Source code of charts

──────

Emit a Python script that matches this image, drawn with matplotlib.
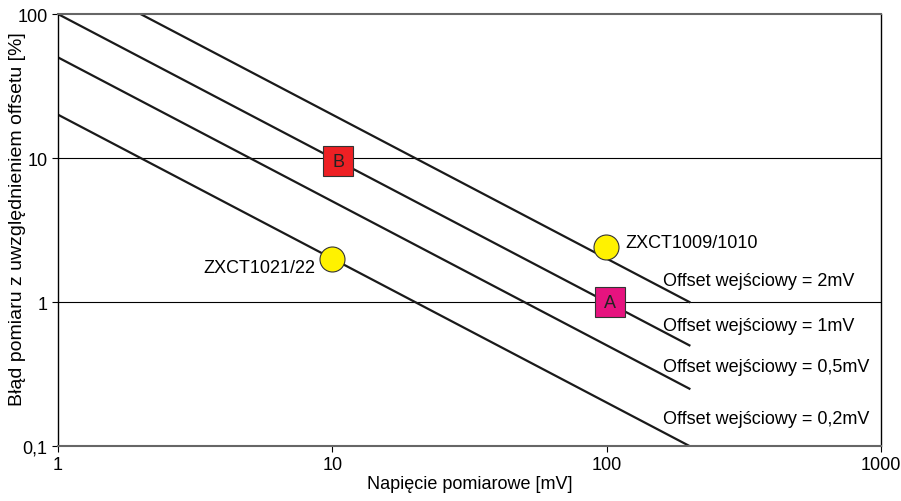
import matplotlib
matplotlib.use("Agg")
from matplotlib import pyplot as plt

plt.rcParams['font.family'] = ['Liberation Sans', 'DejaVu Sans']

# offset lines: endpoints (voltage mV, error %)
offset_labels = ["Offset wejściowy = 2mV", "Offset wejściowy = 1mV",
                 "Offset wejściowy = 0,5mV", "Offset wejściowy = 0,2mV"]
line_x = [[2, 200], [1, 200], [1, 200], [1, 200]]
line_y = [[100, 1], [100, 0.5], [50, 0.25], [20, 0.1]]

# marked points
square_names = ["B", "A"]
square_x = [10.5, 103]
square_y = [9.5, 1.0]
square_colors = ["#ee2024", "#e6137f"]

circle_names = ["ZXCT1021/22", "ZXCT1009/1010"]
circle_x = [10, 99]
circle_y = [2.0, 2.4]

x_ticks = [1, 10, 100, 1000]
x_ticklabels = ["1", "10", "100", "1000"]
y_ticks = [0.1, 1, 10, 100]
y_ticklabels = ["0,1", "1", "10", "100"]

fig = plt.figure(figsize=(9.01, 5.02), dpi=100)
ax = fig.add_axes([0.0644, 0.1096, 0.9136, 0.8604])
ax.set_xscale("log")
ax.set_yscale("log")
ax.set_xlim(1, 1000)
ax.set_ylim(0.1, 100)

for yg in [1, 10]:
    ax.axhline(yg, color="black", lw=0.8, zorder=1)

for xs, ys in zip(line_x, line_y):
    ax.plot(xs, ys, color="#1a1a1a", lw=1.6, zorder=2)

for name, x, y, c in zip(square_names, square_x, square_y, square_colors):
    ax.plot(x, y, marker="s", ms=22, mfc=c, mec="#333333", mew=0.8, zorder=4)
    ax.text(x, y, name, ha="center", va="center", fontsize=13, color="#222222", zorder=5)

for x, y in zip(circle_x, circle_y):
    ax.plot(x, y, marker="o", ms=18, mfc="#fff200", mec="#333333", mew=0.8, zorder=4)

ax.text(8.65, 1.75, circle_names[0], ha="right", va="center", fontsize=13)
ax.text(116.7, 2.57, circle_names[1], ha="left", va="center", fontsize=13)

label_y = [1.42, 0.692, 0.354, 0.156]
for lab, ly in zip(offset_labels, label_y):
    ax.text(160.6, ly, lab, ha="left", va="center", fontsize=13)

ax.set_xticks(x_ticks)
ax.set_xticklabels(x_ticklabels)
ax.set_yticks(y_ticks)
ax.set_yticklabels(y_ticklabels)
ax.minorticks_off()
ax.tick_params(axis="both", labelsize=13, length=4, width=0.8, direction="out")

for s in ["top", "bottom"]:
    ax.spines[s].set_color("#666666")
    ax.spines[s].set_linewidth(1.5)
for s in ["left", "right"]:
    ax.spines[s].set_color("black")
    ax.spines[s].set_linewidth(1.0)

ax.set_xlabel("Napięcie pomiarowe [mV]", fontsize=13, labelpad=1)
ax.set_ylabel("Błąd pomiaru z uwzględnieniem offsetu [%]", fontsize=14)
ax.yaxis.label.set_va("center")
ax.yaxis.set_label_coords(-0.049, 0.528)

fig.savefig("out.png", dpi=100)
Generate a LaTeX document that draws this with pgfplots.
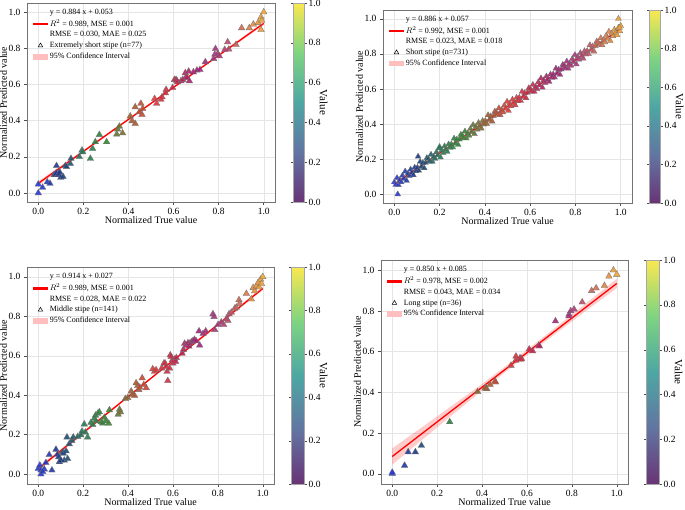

──────

Output every entry word for word, but omit the pictures.

Emit a Python script that matches this image, drawn with matplotlib.
import matplotlib
matplotlib.use("Agg")
from matplotlib import pyplot as plt

plt.rcParams['font.family'] = ['Liberation Sans', 'DejaVu Sans']

# offset lines: endpoints (voltage mV, error %)
offset_labels = ["Offset wejściowy = 2mV", "Offset wejściowy = 1mV",
                 "Offset wejściowy = 0,5mV", "Offset wejściowy = 0,2mV"]
line_x = [[2, 200], [1, 200], [1, 200], [1, 200]]
line_y = [[100, 1], [100, 0.5], [50, 0.25], [20, 0.1]]

# marked points
square_names = ["B", "A"]
square_x = [10.5, 103]
square_y = [9.5, 1.0]
square_colors = ["#ee2024", "#e6137f"]

circle_names = ["ZXCT1021/22", "ZXCT1009/1010"]
circle_x = [10, 99]
circle_y = [2.0, 2.4]

x_ticks = [1, 10, 100, 1000]
x_ticklabels = ["1", "10", "100", "1000"]
y_ticks = [0.1, 1, 10, 100]
y_ticklabels = ["0,1", "1", "10", "100"]

fig = plt.figure(figsize=(9.01, 5.02), dpi=100)
ax = fig.add_axes([0.0644, 0.1096, 0.9136, 0.8604])
ax.set_xscale("log")
ax.set_yscale("log")
ax.set_xlim(1, 1000)
ax.set_ylim(0.1, 100)

for yg in [1, 10]:
    ax.axhline(yg, color="black", lw=0.8, zorder=1)

for xs, ys in zip(line_x, line_y):
    ax.plot(xs, ys, color="#1a1a1a", lw=1.6, zorder=2)

for name, x, y, c in zip(square_names, square_x, square_y, square_colors):
    ax.plot(x, y, marker="s", ms=22, mfc=c, mec="#333333", mew=0.8, zorder=4)
    ax.text(x, y, name, ha="center", va="center", fontsize=13, color="#222222", zorder=5)

for x, y in zip(circle_x, circle_y):
    ax.plot(x, y, marker="o", ms=18, mfc="#fff200", mec="#333333", mew=0.8, zorder=4)

ax.text(8.65, 1.75, circle_names[0], ha="right", va="center", fontsize=13)
ax.text(116.7, 2.57, circle_names[1], ha="left", va="center", fontsize=13)

label_y = [1.42, 0.692, 0.354, 0.156]
for lab, ly in zip(offset_labels, label_y):
    ax.text(160.6, ly, lab, ha="left", va="center", fontsize=13)

ax.set_xticks(x_ticks)
ax.set_xticklabels(x_ticklabels)
ax.set_yticks(y_ticks)
ax.set_yticklabels(y_ticklabels)
ax.minorticks_off()
ax.tick_params(axis="both", labelsize=13, length=4, width=0.8, direction="out")

for s in ["top", "bottom"]:
    ax.spines[s].set_color("#666666")
    ax.spines[s].set_linewidth(1.5)
for s in ["left", "right"]:
    ax.spines[s].set_color("black")
    ax.spines[s].set_linewidth(1.0)

ax.set_xlabel("Napięcie pomiarowe [mV]", fontsize=13, labelpad=1)
ax.set_ylabel("Błąd pomiaru z uwzględnieniem offsetu [%]", fontsize=14)
ax.yaxis.label.set_va("center")
ax.yaxis.set_label_coords(-0.049, 0.528)

fig.savefig("out.png", dpi=100)
Generate a LaTeX document that draws this with pgfplots.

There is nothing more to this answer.